Jean-Marc Lazard : Oui. Certains clients, notamment des transporteurs d’énergie en Grande-Bretagne, ont intégré l’open data énergétique au cœur de leur stratégie Net zéro. Savoir ce qui est produit, où, en quelle quantité, et à quoi sert cette production devient essentiel à l’échelle d’un territoire. Bénéficier d’un accès à cette information permet aux acteurs du terrain d’améliorer et d’optimiser leur comportement en ligne avec les objectifs qui leur sont fixés. Cela implique à la fois une démarche technique et une transformation des habitudes de travail au sein des organisations et entre elles. C’est pourquoi la démocratisation de l’utilisation des données est si importante, pour simplifier le flux d’informations et finalement changer la façon de travailler.
EM : Peut-on utiliser l’open data pour élaborer des affichages environnementaux ?
Jean-Marc Lazard : Le partage de données peut en effet servir à la production de scores environnementaux. Lorsque les démarches de calcul et de communication autour de ces scores ont commencé à émerger il y a quelques années, on pensait que toutes les parties prenantes, qu’elles soient entreprises ou associations, allaient les utiliser pour communiquer. Cependant, l’idée d’être plus transparent et de rendre des comptes publiquement n’a pas été totalement acceptée pour diverses raisons. Aujourd’hui, ce qui entrave encore l’émergence de cet affichage, c’est l’absence d’une méthode de calcul unique faisant consensus parmi les entreprises. Mais nous en sommes encore aux prémices de cette démarche : des acteurs privés commencent à mettre en œuvre ce calcul au sein de leur structure, depuis l’achat des matières premières jusqu’à la distribution, en prenant en compte leurs impacts sur l’environnement et la société.

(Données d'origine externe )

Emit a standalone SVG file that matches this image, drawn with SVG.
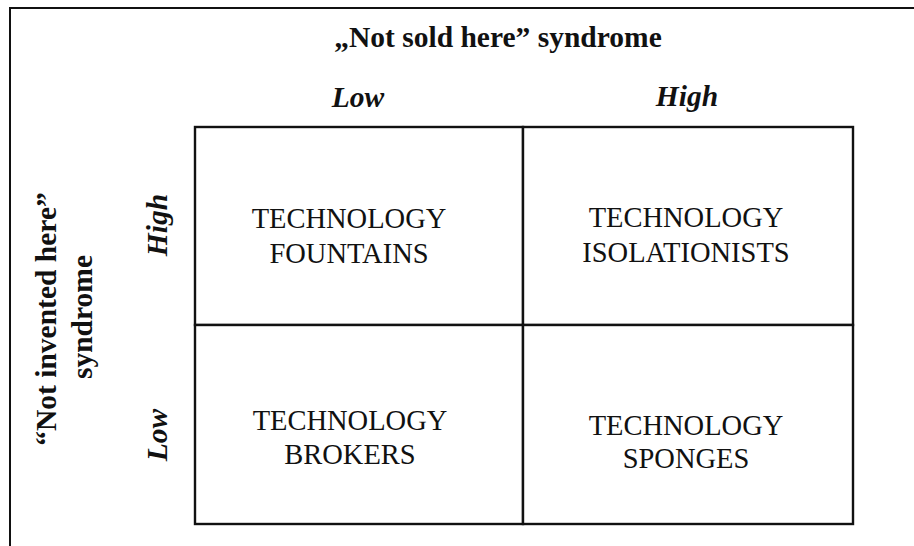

EM : Concrètement, comment accompagnez-vous un client qui fait appel à Opendatasoft ?
Jean-Marc Lazard : Nous cherchons à valider avec le client les objectifs de la démarche de partage de données et les bénéfices supplémentaires qu’il recherche. Veut-il accroître l’efficacité interne et la transversalité ? Changer sa manière de travailler ? Développer et améliorer sa relation avec son écosystème économique ou industriel ? Ou souhaite-t-il simplement mieux communiquer et partager ses informations avec la société en général ? Ensuite, en quelques jours ou semaines, le client obtient un portail en ligne utilisable au moins par les décideurs du projet et rapidement consultable. Pendant cette étape, nous conseillons le client pour optimiser les jeux de données référencés dans le portail, en réfléchissant à l’utilité des données en accès libre et en maximisant l’intérêt de ces jeux de données. Nous fournissons les outils pour rendre ces données facilement compréhensibles et repérables par les consommateurs, en évitant les descriptions trop techniques. L’objectif est que l’utilisateur final puisse consommer les données en toute confiance grâce à un système performant et à des jeux de données accessibles en accord avec les licences de droits d’utilisation qui lui sont présentées.